Due to the growing importance of confidential computing with TEEs, public institutions are also promoting research into their security, for example the German Federal Ministry of Education and Research (BMBF) via "Security on all systems through chains of trust and isolation" (SASVI).

SPD-EEPROM on a DDR4-ECC-RDIMM for servers (marked).

(Image: c’t)

Since the end of the 1990s, memory modules (Dual Inline Memory Modules, DIMMs) have carried a small flash memory chip that contains a kind of digital data sheet. This flash chip, which was connected via I2C up to the DDR4 generation and via I3C from DDR5 onwards, is called Serial Presence Detect Electrically Erasable Programmable Read-Only Memory (SPD-EEPROM) for historical reasons. And the I2C or I3C bus on server mainboards is also known as the System Management Bus (SMBus).

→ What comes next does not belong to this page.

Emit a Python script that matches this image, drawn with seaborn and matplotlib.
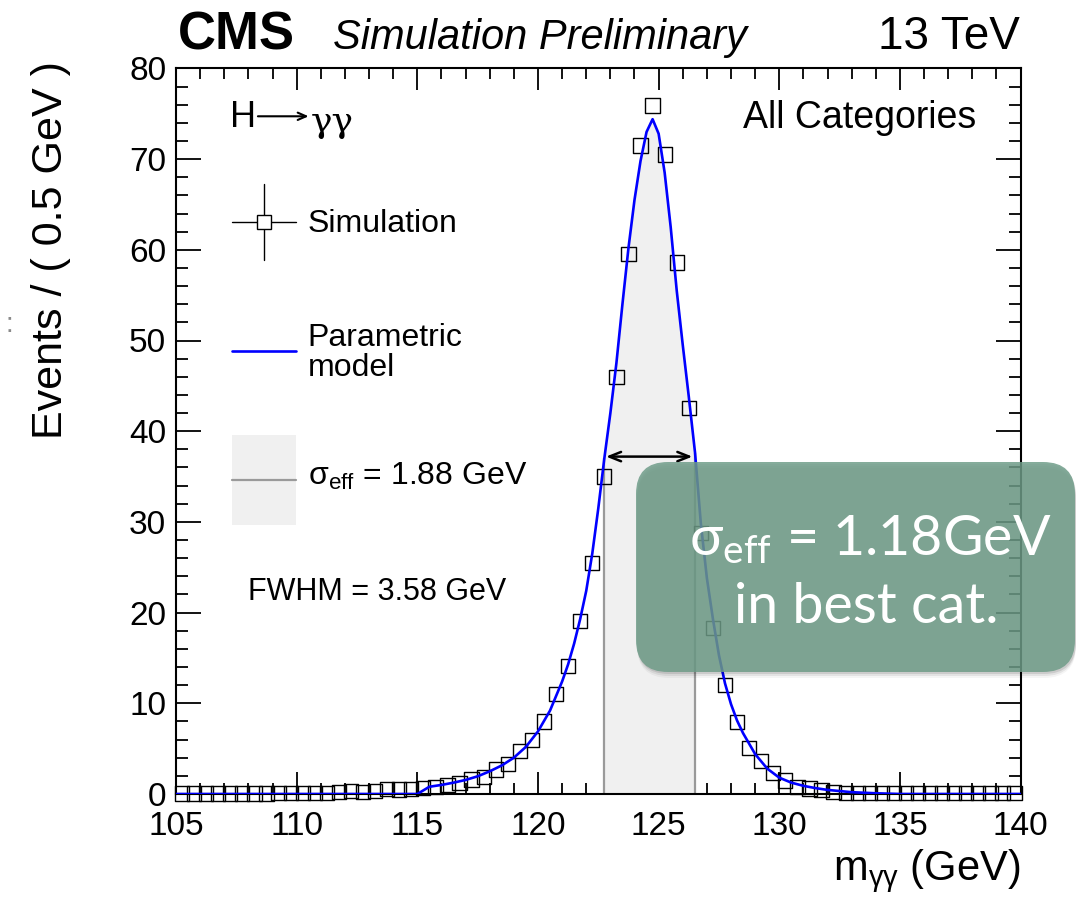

When the server is started, the BIOS (today: the UEFI BIOS) reads the SPD-EEPROMs of all inserted DIMMs to optimally configure the RAM modules. The SPD-EEPROM not only contains information on the clock frequency and latency of the memory chips soldered onto the DIMM, but also on their interconnection (organization) and capacity.

BadRAM manipulates this information in the SPD-EEPROM to trick the system into believing memory areas that are not physically present (memory aliasing). These "ghost address ranges" of the RAM can then be used for the aforementioned replay attacks, for example.

Among other things, BadRAM highlights the problem that the UEFI BIOS of many servers blindly trusts the information in the SPD-EEPROM of the memory modules. However, the SPD EEPROM is not particularly well protected, especially not with digital signatures.

Although the JEDEC specifications for the SPD-EEPROM provide functions for protection against unauthorized overwriting (write protection), some DIMM manufacturers do not implement these. And even if write protection is implemented, it is comparatively easy to override: the security researchers used a Raspberry Pi or a Raspberry Pi Pico, for example. In principle, the trick has been known for many years.

According to the BadRAM discoverers, the attack can also work without manipulating the SPD EEPROM of a DIMM, namely by changing the BIOS code. However, in the case of server boards used for confidential computing, this code should be protected against manipulation by digital signatures and, if possible, by additional measures such as BootGuard or a security chip.